Dataset content
○ ○ ○ ○ ○ ○ ○

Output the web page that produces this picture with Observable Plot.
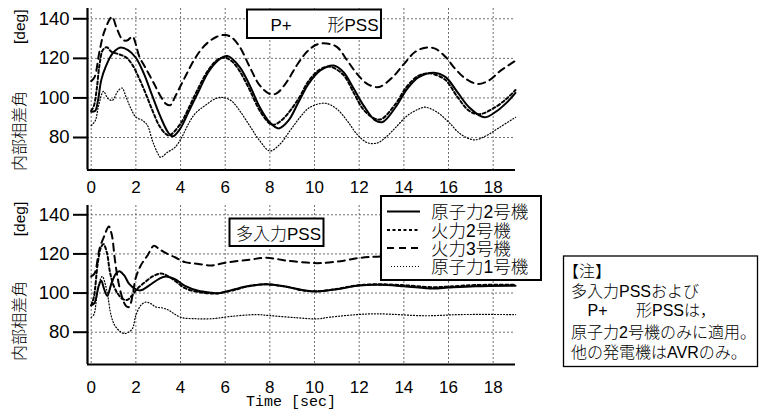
<!DOCTYPE html>
<html><head><meta charset="utf-8">
<script src="https://cdn.jsdelivr.net/npm/d3@7"></script>
<script src="https://cdn.jsdelivr.net/npm/@observablehq/plot@0.6"></script>
<style>
body{margin:0;background:#fff;}
#wrap{position:relative;width:760px;height:411px;overflow:hidden;background:#fff;}
#wrap > svg{position:absolute;left:0;}
</style></head><body><div id="wrap"></div>
<script>
// ---- labels ----
const seriesNames = ["原子力2号機", "火力2号機", "火力3号機", "原子力1号機"];
const topTitle = ["P+", "形PSS"];
const bottomTitle = "多入力PSS";
const yLabelMain = "内部相差角";
const yLabelUnit = "[deg]";
const xLabel = "Time [sec]";
const noteLines = ["【注】", "多入力PSSおよび", "P+", "形PSSは，", "原子力2号機のみに適用。", "他の発電機はAVRのみ。"];
const xTicks = [0, 2, 4, 6, 8, 10, 12, 14, 16, 18];
const yTicks = [80, 100, 120, 140];

// ---- top panel (P+ 形PSS): [time, deg] ----
const topNuclear2 = [[0,93],[0.18,93.5],[0.3,98.5],[0.45,109],[0.65,115.8],[0.95,122.4],[1.28,125.4],[1.65,124.2],[2.0,120.3],[2.35,112.5],[2.72,101.5],[3.1,90.5],[3.45,82.5],[3.65,80.6],[3.97,84.2],[4.35,92.7],[4.79,102.9],[5.24,113],[5.68,119],[6.1,121.2],[6.65,115.6],[7.1,106.3],[7.55,95.3],[8.0,87.6],[8.4,84.6],[8.83,88.5],[9.28,97.8],[9.73,107.1],[10.26,113.9],[10.86,116.4],[11.3,113],[11.76,104.6],[12.2,96.1],[12.7,88.8],[13.05,87.8],[13.63,95.3],[14.15,104.6],[14.67,110.5],[15.35,112.7],[15.87,110.5],[16.4,102.9],[16.92,95.3],[17.6,90.2],[18.12,93],[18.64,98],[19.0,102.5]];
const topThermal2 = [[0,93.5],[0.12,96],[0.25,104.7],[0.37,116.6],[0.52,124.2],[0.7,125.6],[0.9,123.4],[1.26,122],[1.56,120.5],[1.85,116.6],[2.15,109.8],[2.44,102.2],[2.74,93.7],[3.04,86.1],[3.33,81.9],[3.5,81],[4.0,87],[4.35,94.5],[4.8,105],[5.24,114],[5.68,119.5],[6.0,120.3],[6.3,118.5],[6.65,113.5],[7.1,104],[7.55,93.5],[8.0,87],[8.2,86.5],[8.6,89.5],[9.28,99.5],[9.73,108.5],[10.26,114.5],[10.7,115.8],[11.3,111.5],[11.76,102.5],[12.2,94],[12.7,89.5],[13.0,89.3],[13.63,97],[14.15,106],[14.67,111.3],[15.1,112.4],[15.35,112],[15.87,109],[16.4,100.5],[16.92,93.5],[17.4,91.8],[18.12,95.5],[18.64,100],[19.0,104]];
const topThermal3 = [[0,108.5],[0.15,110.5],[0.37,123.4],[0.59,133.6],[0.93,141],[1.14,135.3],[1.4,129.5],[1.6,129],[1.85,131],[2.0,127],[2.15,121],[2.44,115],[2.8,107.5],[3.1,101],[3.35,97],[3.55,96.4],[3.75,100.5],[4.2,110.5],[4.64,119.8],[5.09,126.6],[5.6,130.8],[6.0,131.8],[6.3,130.5],[6.65,125.8],[7.1,115.6],[7.55,106.3],[8.0,102],[8.3,102.3],[8.75,108],[9.2,116.4],[9.65,123.2],[10.1,127],[10.55,127.5],[11.0,125.8],[11.46,119],[11.9,112.2],[12.36,107.1],[12.8,105.4],[13.0,106],[13.5,110.5],[14.0,117.1],[14.5,123.2],[14.97,125.4],[15.4,124.9],[15.87,120.7],[16.3,114.7],[16.77,109.7],[17.3,107.1],[17.8,108.8],[18.35,113.9],[19.0,118.8]];
const topNuclear1 = [[0,86],[0.18,88.5],[0.33,96],[0.55,103.3],[0.75,99.7],[0.95,98.8],[1.19,103.4],[1.38,105],[1.56,100.5],[1.78,94.6],[2.0,90.3],[2.3,88.6],[2.52,86.1],[2.74,78.4],[2.96,72.5],[3.11,70],[3.41,72.5],[3.75,75],[4.05,80],[4.35,86.8],[4.64,91.9],[5.09,96.1],[5.6,99.8],[5.9,100.2],[6.28,98.5],[6.65,93.5],[7.1,85.9],[7.55,78.3],[8.0,73.2],[8.45,76.6],[8.9,83.4],[9.35,90.2],[9.8,95.3],[10.48,97.3],[11.0,94.4],[11.46,88.5],[11.9,81.7],[12.36,77.4],[12.8,77.2],[13.18,80],[13.63,85],[14.15,91],[14.67,94.4],[14.97,95.3],[15.5,92.7],[16.02,87.6],[16.54,81.7],[17.15,78.8],[17.67,80.8],[18.27,85],[19.0,90.2]];

// ---- bottom panel (多入力PSS): [time, deg] ----
const botNuclear2 = [[0,93.7],[0.15,95],[0.32,103],[0.45,106.3],[0.58,102],[0.72,98.6],[0.9,104.7],[1.1,109.8],[1.26,111.2],[1.48,109],[1.7,104.7],[2.0,101.9],[2.22,101.4],[2.6,103.9],[3.04,107.3],[3.33,108.5],[3.75,107.1],[4.2,103.7],[4.79,101.2],[5.39,100.2],[5.68,99.9],[6.28,101.5],[7.1,103.7],[7.85,104.5],[8.75,103.2],[9.5,101.5],[10.1,100.8],[11.0,102],[11.9,103.7],[12.8,104.2],[14.0,103.5],[15.3,102.3],[16.0,102.8],[17.2,103.5],[19.0,103.8]];
const botThermal2 = [[0,93.7],[0.12,98],[0.3,115.8],[0.44,123.4],[0.55,125],[0.7,120.8],[0.84,110.7],[1.0,103.9],[1.2,99.5],[1.4,97],[1.6,96.5],[1.85,99],[2.05,102],[2.4,105.5],[2.75,108.5],[3.1,110],[3.3,109.5],[3.75,106.3],[4.2,102.5],[4.79,100.5],[5.39,99.8],[5.68,99.8],[6.28,101.2],[7.1,103.6],[7.85,104.5],[8.75,103.2],[9.5,101.3],[10.1,100.9],[11.0,102.1],[11.9,103.9],[12.8,104.5],[14.0,104],[15.3,103],[16.0,103.3],[17.2,104.1],[19.0,104.2]];
const botThermal3 = [[0,108.5],[0.15,110],[0.37,122.5],[0.59,129.3],[0.79,134],[0.93,129.3],[1.04,119],[1.19,107.3],[1.38,98],[1.56,93.4],[1.7,92.9],[1.85,98.8],[2.0,108],[2.22,114.1],[2.52,119.2],[2.81,124.2],[3.04,122.5],[3.33,120.5],[3.75,118.3],[4.2,115.8],[4.8,114.9],[5.4,114.1],[6.0,115.5],[7.1,117.1],[7.85,118],[8.75,116.6],[9.65,115.6],[10.25,115.3],[11.16,116.3],[12.05,118],[12.8,118.6],[14.0,119],[16.0,119],[19.0,119]];
const botNuclear1 = [[0,87.6],[0.12,89],[0.25,98],[0.38,106],[0.5,108.5],[0.62,105],[0.74,98.8],[0.89,88.6],[1.05,83.6],[1.28,80.5],[1.48,79.3],[1.7,80.2],[1.85,81.9],[2.0,88.6],[2.22,93.7],[2.44,95.4],[2.67,94.6],[2.89,92.9],[3.19,92.4],[3.48,91.2],[3.7,89.5],[4.05,87.5],[4.64,86.9],[5.4,86.9],[6.28,88.1],[7.4,89],[8.0,88.5],[9.2,87.4],[10.1,86.8],[10.7,87.7],[11.9,89],[12.8,89.4],[15.0,88.4],[16.5,89],[19.0,89]];

// ---- styles ----
const lineStyles = [
  {strokeWidth: 2, strokeDasharray: null},
  {strokeWidth: 2, strokeDasharray: "3,2.5"},
  {strokeWidth: 2, strokeDasharray: "7,5"},
  {strokeWidth: 1.2, strokeDasharray: "1,2"}
];
const xDomain = [-0.166, 19.0];

function panel(series, o) {
  const grid = {stroke: "#707070", strokeOpacity: 1, strokeWidth: 1, strokeDasharray: "2,2"};
  return Plot.plot({
    width: 760, height: o.height,
    marginLeft: 87, marginRight: 245, marginTop: o.marginTop, marginBottom: o.marginBottom,
    style: {fontFamily: "'Liberation Sans', Arial, sans-serif", fontSize: "17px", background: "transparent", color: "#000", overflow: "visible"},
    x: {domain: xDomain},
    y: {domain: o.yDomain},
    marks: [
      Plot.gridX(xTicks, grid),
      Plot.gridY(yTicks, grid),
      Plot.axisX(xTicks, {tickSize: 0, tickPadding: o.xPad, label: null, fontSize: 17}),
      Plot.axisY(yTicks, {tickSize: 14, tickPadding: 4, strokeWidth: 2, label: null, fontSize: 18.5}),
      ...series.map((d, i) => Plot.line(d, {
        x: p => p[0], y: p => p[1], curve: "catmull-rom", stroke: "#000",
        strokeWidth: lineStyles[i].strokeWidth, strokeDasharray: lineStyles[i].strokeDasharray
      })),
      Plot.ruleX([xDomain[0]], {strokeWidth: 2.2}),
      Plot.ruleY([o.yDomain[0]], {strokeWidth: 2.2})
    ]
  });
}

const wrap = document.getElementById("wrap");
const topChart = panel([topNuclear2, topThermal2, topThermal3, topNuclear1],
  {height: 200, marginTop: 8, marginBottom: 30.5, yDomain: [63.57, 145.2], xPad: 11.3});
topChart.style.top = "0px";
wrap.appendChild(topChart);
const botChart = panel([botNuclear2, botThermal2, botThermal3, botNuclear1],
  {height: 216, marginTop: 10, marginBottom: 47, yDomain: [63.49, 144.75], xPad: 16});
botChart.style.top = "195px";
wrap.appendChild(botChart);

// ---- annotations overlay ----
const ov = d3.create("svg").attr("width", 760).attr("height", 411)
  .style("position", "absolute").style("left", "0px").style("top", "0px")
  .attr("font-family", "'Liberation Sans', Arial, 'Noto Sans CJK JP', sans-serif")
  .attr("font-weight", 300)
  .attr("fill", "#000");

// y labels
[[131, 26.7], [321, 219]].forEach(([cy, uy]) => {
  ov.append("text").attr("transform", `translate(19.5,${cy}) rotate(-90)`)
    .attr("text-anchor", "middle").attr("dominant-baseline", "central")
    .attr("font-size", 16).text(yLabelMain);
  ov.append("text").attr("transform", `translate(19.5,${uy}) rotate(-90)`)
    .attr("text-anchor", "middle").attr("dominant-baseline", "central")
    .attr("font-size", 15.5).text(yLabelUnit);
});

// panel title boxes
ov.append("rect").attr("x", 247).attr("y", 9.5).attr("width", 134).attr("height", 28.5)
  .attr("fill", "#fff").attr("stroke", "#000").attr("stroke-width", 2);
ov.append("text").attr("x", 270.5).attr("y", 31).attr("font-size", 17).text(topTitle[0]);
ov.append("text").attr("x", 327.5).attr("y", 31).attr("font-size", 17).text(topTitle[1]);

ov.append("rect").attr("x", 229.5).attr("y", 218.5).attr("width", 94).attr("height", 27.5)
  .attr("fill", "#fff").attr("stroke", "#000").attr("stroke-width", 2);
ov.append("text").attr("x", 236).attr("y", 239.5).attr("font-size", 17).text(bottomTitle);

// legend
ov.append("rect").attr("x", 381).attr("y", 196).attr("width", 160).attr("height", 84)
  .attr("fill", "#fff").attr("stroke", "#000").attr("stroke-width", 2);
const legY = [211.5, 230, 248, 266.5];
seriesNames.forEach((name, i) => {
  ov.append("line").attr("x1", i === 3 ? 391 : 387).attr("x2", 420)
    .attr("y1", legY[i]).attr("y2", legY[i]).attr("stroke", "#000")
    .attr("stroke-width", lineStyles[i].strokeWidth)
    .attr("stroke-dasharray", lineStyles[i].strokeDasharray);
  ov.append("text").attr("x", 431).attr("y", legY[i] + 6.6).attr("font-size", 17.5).text(name);
});

// note box
ov.append("rect").attr("x", 563.5).attr("y", 256).attr("width", 194).attr("height", 110.5)
  .attr("fill", "#fff").attr("stroke", "#000").attr("stroke-width", 1.3);
const nfs = 16;
ov.append("text").attr("x", 563).attr("y", 276.5).attr("font-size", nfs).text(noteLines[0]);
ov.append("text").attr("x", 571).attr("y", 296.5).attr("font-size", nfs).text(noteLines[1]);
ov.append("text").attr("x", 587.5).attr("y", 316).attr("font-size", nfs).text(noteLines[2]);
ov.append("text").attr("x", 636).attr("y", 316).attr("font-size", nfs).text(noteLines[3]);
ov.append("text").attr("x", 571).attr("y", 338).attr("font-size", nfs).text(noteLines[4]);
ov.append("text").attr("x", 571).attr("y", 357.5).attr("font-size", nfs).text(noteLines[5]);

// x label
ov.append("text").attr("x", 291).attr("y", 406).attr("text-anchor", "middle")
  .attr("font-family", "'Liberation Mono', 'DejaVu Sans Mono', monospace")
  .attr("font-size", 15).text(xLabel);

wrap.appendChild(ov.node());
</script></body></html>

○ ○ ○ ○ ○ ○ ○

Task goal
Extract, word for word, each line from the top of the data down to and including the line with "const yTicks = [80, 100, 120, 140];"; skip the pictures.

Result of this task
Output the web page that produces this picture with Observable Plot.
<!DOCTYPE html>
<html><head><meta charset="utf-8">
<script src="https://cdn.jsdelivr.net/npm/d3@7"></script>
<script src="https://cdn.jsdelivr.net/npm/@observablehq/plot@0.6"></script>
<style>
body{margin:0;background:#fff;}
#wrap{position:relative;width:760px;height:411px;overflow:hidden;background:#fff;}
#wrap > svg{position:absolute;left:0;}
</style></head><body><div id="wrap"></div>
<script>
// ---- labels ----
const seriesNames = ["原子力2号機", "火力2号機", "火力3号機", "原子力1号機"];
const topTitle = ["P+", "形PSS"];
const bottomTitle = "多入力PSS";
const yLabelMain = "内部相差角";
const yLabelUnit = "[deg]";
const xLabel = "Time [sec]";
const noteLines = ["【注】", "多入力PSSおよび", "P+", "形PSSは，", "原子力2号機のみに適用。", "他の発電機はAVRのみ。"];
const xTicks = [0, 2, 4, 6, 8, 10, 12, 14, 16, 18];
const yTicks = [80, 100, 120, 140];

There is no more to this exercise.